Osterholm has been particularly outspoken on the lack of international preparedness for an influenza pandemic. He has also been an international leader against the use of biological agents as weapons targeted at civilians. In that role, he served as a personal advisor to King Hussein of Jordan. Under Osterholm's leadership, CIDRAP has served as a partner in the Department of Homeland Security's BioWatch program since 2003.

== Books and other publications ==
In March 2017, Osterholm and Mark Olshaker published the critically acclaimed Deadliest Enemy: Our War Against Killer Germs. Richard Preston, author of The Hot Zone, wrote that the book "looks at the threat of emerging diseases with clarity and realism, and offers us not just fear but plans." In April 2017, MinnPost published a two-part interview with Osterholm about the book.

His invited papers in the journals Foreign Affairs, the New England Journal of Medicine, and Nature detailed the threat of an influenza pandemic before the 2009–10 pandemic and the steps we must take to better prepare for such events. Osterholm has also published multiple commentaries in The New York Times, most recently on the repercussions of reductions in funding for research and vaccine development, and how this affects our ability to respond to new infectious disease threats.

Osterholm is the author of more than 315 papers and abstracts, including 21 book chapters.
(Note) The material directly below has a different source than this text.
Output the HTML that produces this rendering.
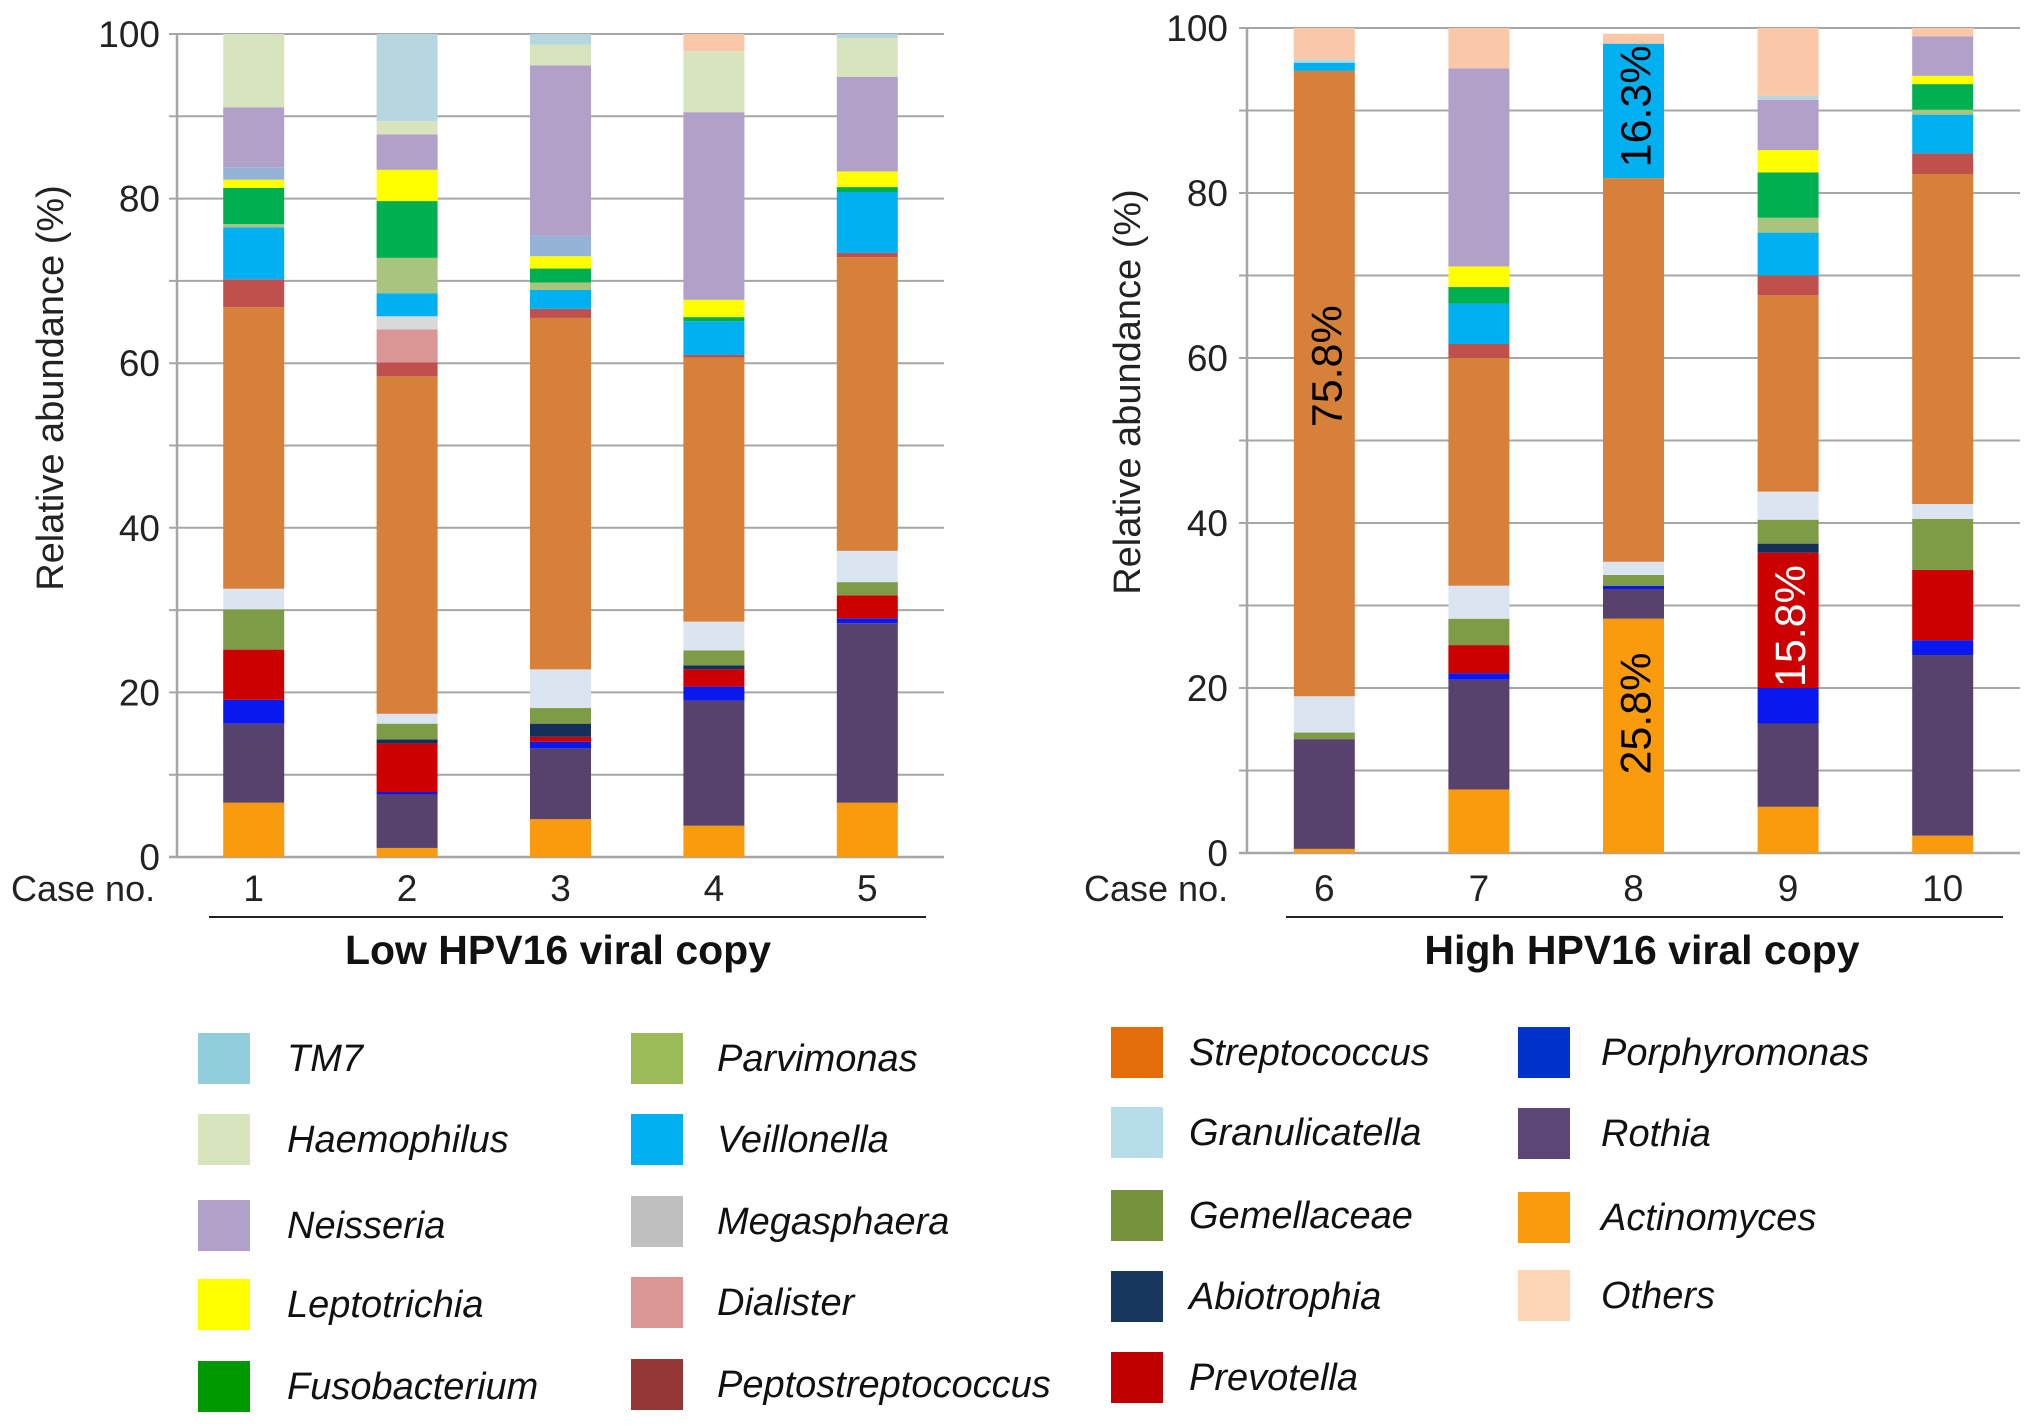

In 2025, he published The Big One: How We Must Prepare for Future Deadly Pandemics.

== Honors ==
Osterholm has received honorary doctorates from Luther College and Des Moines University, and is a member of the Institute of Medicine of the National Academy of Sciences. His other honors include the Pumphandle Award from the Council of State and Territorial Epidemiologists; the Charles C. Shepard Science Award from the CDC; the Harvey W. Wiley Medal from the Food and Drug Administration; the Squibb Award from the Infectious Diseases Society of America; Distinguished University Teaching Professor, Environmental Health Sciences, School of Public Health, University of Minnesota; and the Wade Hampton Frost Leadership Award, American Public Health Association. He has also received six major research awards from the National Institutes of Health and the CDC.